◆ Work to be completed
Work through the entries below and report how many lines include "Convert". The number alone is the answer.

-- START Source material --

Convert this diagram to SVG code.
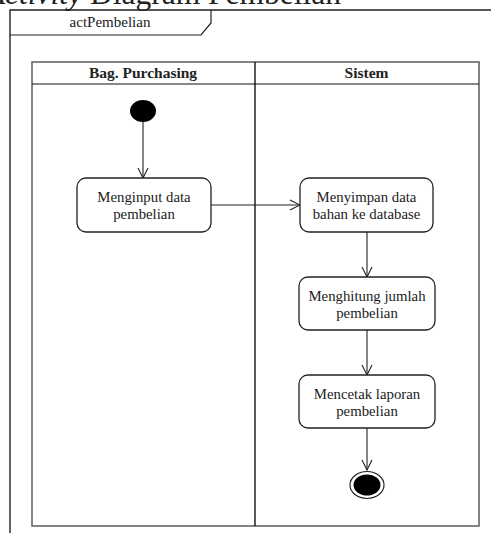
<svg xmlns="http://www.w3.org/2000/svg" width="491" height="533" viewBox="0 0 491 533">
  <style>
    .txt { font-family: "Liberation Serif", "Times New Roman", serif; fill: #222; }
    .act { fill: #fff; stroke: #222; stroke-width: 1.3; }
    .lbl { font-size: 14.8px; text-anchor: middle; }
    .lane { fill: none; stroke: #666; stroke-width: 1.6; }
    .flow { fill: none; stroke: #222; stroke-width: 1.1; }
  </style>
  <defs>
    <marker id="open" viewBox="0 0 12 12" refX="11" refY="6" markerWidth="12" markerHeight="12" markerUnits="userSpaceOnUse" orient="auto">
      <path d="M1,1 L11,6 L1,11" fill="none" stroke="#222" stroke-width="1.1"/>
    </marker>
  </defs>
  <rect width="491" height="533" fill="#fff"/>

  <!-- page heading, partly clipped at the top edge -->
  <text class="txt" x="341" y="4" font-size="31.5" text-anchor="end" fill="#111"><tspan font-style="italic">Activity</tspan> Diagram Pembelian</text>

  <!-- activity frame with name tab -->
  <g id="frame">
    <path d="M10,533 V10 H491" fill="none" stroke="#222" stroke-width="1.4"/>
    <path d="M10,35 H201 L211,23 V10" fill="none" stroke="#222" stroke-width="1.2"/>
    <text class="txt" x="110" y="27" font-size="15" text-anchor="middle">actPembelian</text>
  </g>

  <!-- swimlanes -->
  <g id="lanes">
    <rect class="lane" x="32" y="62" width="447" height="464"/>
    <line x1="32" y1="84" x2="479" y2="84" stroke="#111" stroke-width="1.2"/>
    <line x1="255" y1="62" x2="255" y2="526" stroke="#111" stroke-width="1.4"/>
    <text class="txt" x="143" y="78" font-size="15.5" font-weight="bold" text-anchor="middle">Bag. Purchasing</text>
    <text class="txt" x="366.5" y="78" font-size="15.5" font-weight="bold" text-anchor="middle">Sistem</text>
  </g>

  <g id="connectors">
    <line class="flow" x1="143" y1="122" x2="143" y2="178" marker-end="url(#open)"/>
    <line class="flow" x1="211" y1="205" x2="300" y2="205" marker-end="url(#open)"/>
    <line class="flow" x1="367" y1="232" x2="367" y2="277" marker-end="url(#open)"/>
    <line class="flow" x1="367" y1="330" x2="367" y2="375" marker-end="url(#open)"/>
    <line class="flow" x1="367" y1="428" x2="367" y2="470" marker-end="url(#open)"/>
  </g>

  <g id="start">
    <ellipse cx="143" cy="111" rx="13" ry="11" fill="#000"/>
  </g>

  <g id="inputData">
    <rect class="act" x="77" y="178" width="134" height="54" rx="9"/>
    <text class="txt lbl" x="144" y="202">Menginput data</text>
    <text class="txt lbl" x="144" y="219">pembelian</text>
  </g>

  <g id="simpanData">
    <rect class="act" x="300" y="178" width="133" height="54" rx="9"/>
    <text class="txt lbl" x="366.5" y="202">Menyimpan data</text>
    <text class="txt lbl" x="366.5" y="219">bahan ke database</text>
  </g>

  <g id="hitungJumlah">
    <rect class="act" x="299" y="277" width="136" height="53" rx="9"/>
    <text class="txt lbl" x="367" y="301">Menghitung jumlah</text>
    <text class="txt lbl" x="367" y="318">pembelian</text>
  </g>

  <g id="cetakLaporan">
    <rect class="act" x="299" y="375" width="136" height="53" rx="9"/>
    <text class="txt lbl" x="367" y="399">Mencetak laporan</text>
    <text class="txt lbl" x="367" y="416">pembelian</text>
  </g>

  <g id="end">
    <ellipse cx="367" cy="485" rx="17" ry="13.5" fill="#fff" stroke="#222" stroke-width="1.2"/>
    <ellipse cx="367" cy="485" rx="13.5" ry="10.5" fill="#000"/>
  </g>
</svg>
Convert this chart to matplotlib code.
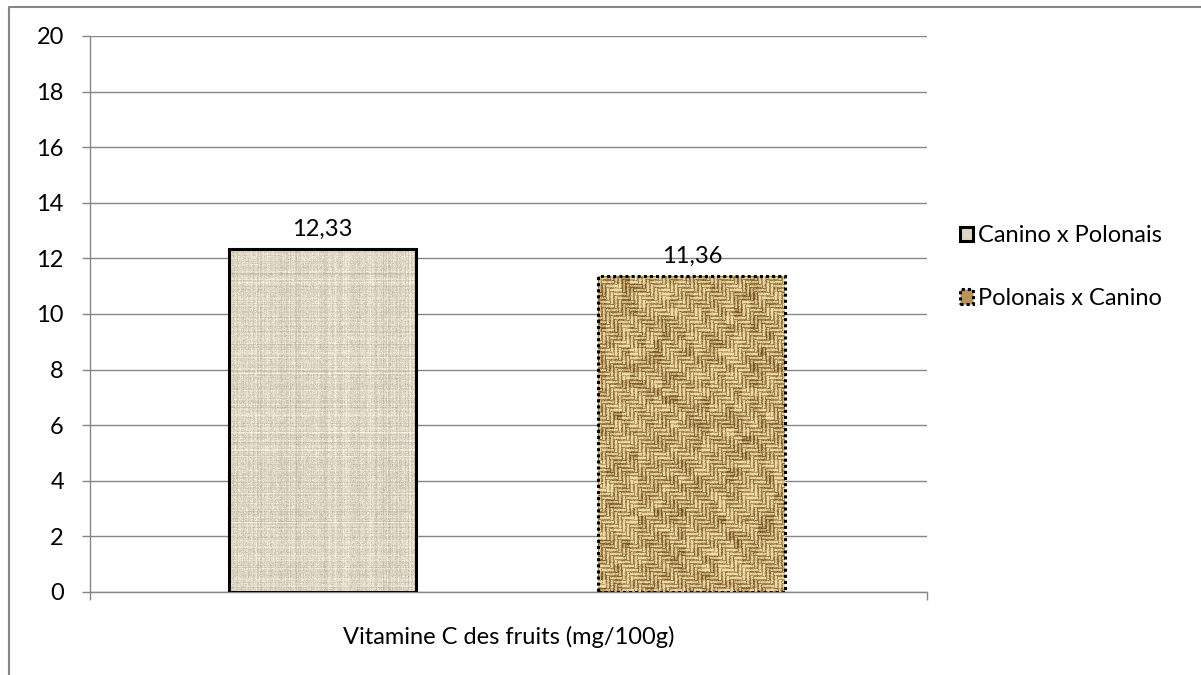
import numpy as np
import matplotlib
matplotlib.use("Agg")
import matplotlib.pyplot as plt
from matplotlib.patches import Patch
from matplotlib.lines import Line2D

# data
series = ["Canino x Polonais", "Polonais x Canino"]
values = [12.33, 11.36]
value_labels = ["12,33", "11,36"]
yticks = [0, 2, 4, 6, 8, 10, 12, 14, 16, 18, 20]
xlabel = "Vitamine C des fruits (mg/100g)"

plt.rcParams['font.family'] = ['Lato', 'DejaVu Sans']
FS = 17
GRAY = "#868686"

fig = plt.figure(figsize=(12.01, 6.75), dpi=100)
ax = fig.add_axes([90/1201, 1-592/675, 837/1201, 556/675])

pos = np.arange(len(values))
width = 0.506
bars = ax.bar(pos, values, width=width, facecolor="none", zorder=3)
ax.set_xlim(-0.629, 1.636)
ax.set_ylim(0, 20)

ax.set_yticks(yticks)
ax.set_yticklabels([str(t) for t in yticks], fontsize=FS)
ax.tick_params(axis="y", direction="out", length=5.8, width=1, color=GRAY, pad=13)
ax.set_xticks(ax.get_xlim())
ax.set_xticklabels([])
ax.tick_params(axis="x", direction="out", length=5.8, width=1, color=GRAY)
ax.grid(axis="y", color=GRAY, linewidth=1, zorder=0)
ax.set_axisbelow(True)
for s in ["top", "right"]:
    ax.spines[s].set_visible(False)
for s in ["left", "bottom"]:
    ax.spines[s].set_color(GRAY)
    ax.spines[s].set_linewidth(1)
ax.set_xlabel(xlabel, fontsize=FS, labelpad=15)


def linen(h, w):
    rng = np.random.default_rng(1)
    base = np.array([222, 214, 196], float) / 255
    rows = rng.normal(0, 0.03, (h, 1))
    cols = rng.normal(0, 0.03, (1, w))
    pix = rng.normal(0, 0.035, (h, w))
    lum = rows + cols + pix
    img = base[None, None, :] + lum[..., None]
    return np.clip(img, 0, 1)


def burlap(h, w):
    # twill-like weave, threads ~4px, runs of 3 blocks
    rng = np.random.default_rng(2)
    p = 4
    yy, xx = np.mgrid[0:h, 0:w]
    horiz = ((xx // p) - (yy // p)) % 6 < 3
    prof_h = np.sin(np.pi * (yy % p + 0.5) / p)
    prof_v = np.sin(np.pi * (xx % p + 0.5) / p)
    prof = np.where(horiz, prof_h, prof_v)
    blotch = rng.normal(0, 0.12, (h // 8 + 1, w // 8 + 1)).repeat(8, 0).repeat(8, 1)[:h, :w]
    light = np.array([240, 220, 165], float) / 255
    dark = np.array([120, 82, 35], float) / 255
    t = np.clip(prof + blotch + rng.normal(0, 0.12, (h, w)) - 0.05, 0, 1)
    img = dark[None, None, :] * (1 - t[..., None]) + light[None, None, :] * t[..., None]
    return np.clip(img, 0, 1)


fig.canvas.draw()
makers = [linen, burlap]
for b, mk in zip(bars, makers):
    x0, y0 = b.get_x(), 0
    x1, y1 = x0 + b.get_width(), b.get_height()
    p0 = ax.transData.transform((x0, y0))
    p1 = ax.transData.transform((x1, y1))
    wpx = int(abs(p1[0] - p0[0])) + 1
    hpx = int(abs(p1[1] - p0[1])) + 1
    im = ax.imshow(mk(hpx, wpx), extent=(x0, x1, y0, y1), aspect="auto",
                   interpolation="nearest", zorder=2)
    im.set_clip_path(b)

ax.set_xlim(-0.629, 1.636)
ax.set_ylim(0, 20)

bars[0].set_edgecolor("black")
bars[0].set_linewidth(2.2)
bars[1].set_edgecolor("black")
bars[1].set_linewidth(2.2)
bars[1].set_linestyle((0, (1, 1)))

for b, lab in zip(bars, value_labels):
    ax.annotate(lab, (b.get_x() + b.get_width() / 2, b.get_height()),
                xytext=(0, 7), textcoords="offset points",
                ha="center", va="bottom", fontsize=FS)

handles = [
    Patch(facecolor="#DED6C4", edgecolor="black", linewidth=2.2, label=series[0]),
    Patch(facecolor="#B8935A", edgecolor="black", linewidth=2.2, linestyle=(0, (1, 1)), label=series[1]),
]
fig.legend(handles=handles, loc="upper left", bbox_to_anchor=(951/1201, 1-216/675),
           frameon=False, fontsize=FS, handlelength=0.55, handleheight=0.55,
           handletextpad=0.2, labelspacing=1.75, borderaxespad=0)

# outer chart border
fig.add_artist(Line2D([9/1201, 9/1201, 1.0], [0.0, 1-7/675, 1-7/675],
                      transform=fig.transFigure, color=GRAY, linewidth=1.5))

fig.savefig("out.png", dpi=100)
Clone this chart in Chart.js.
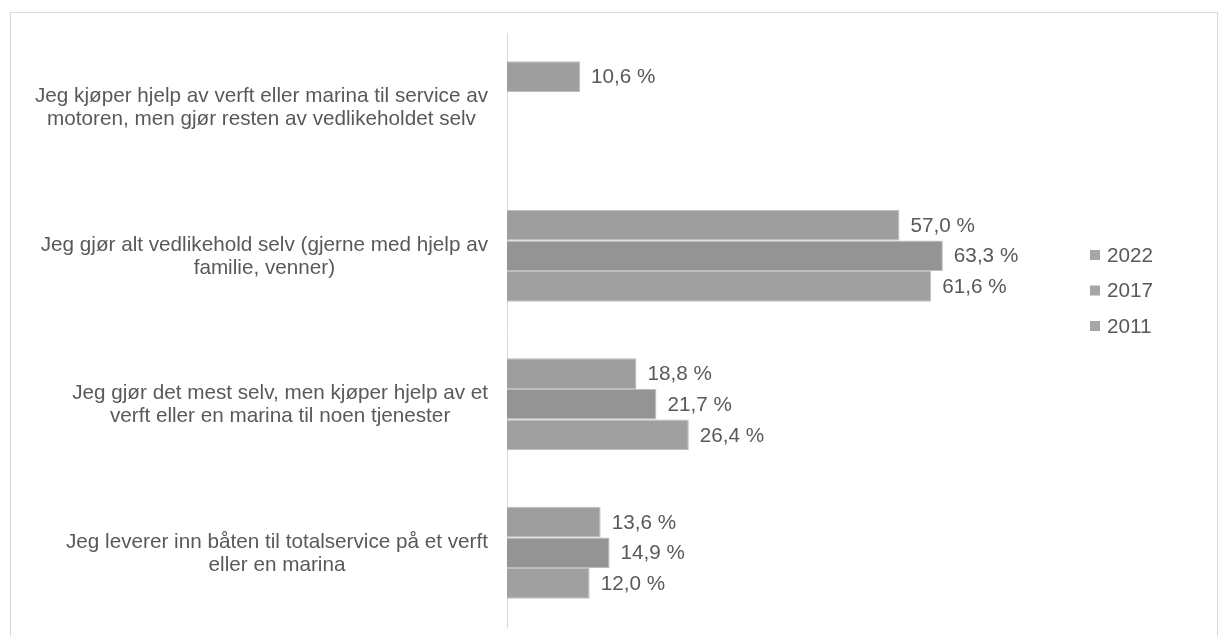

-- END Source material --

◆ Written response
2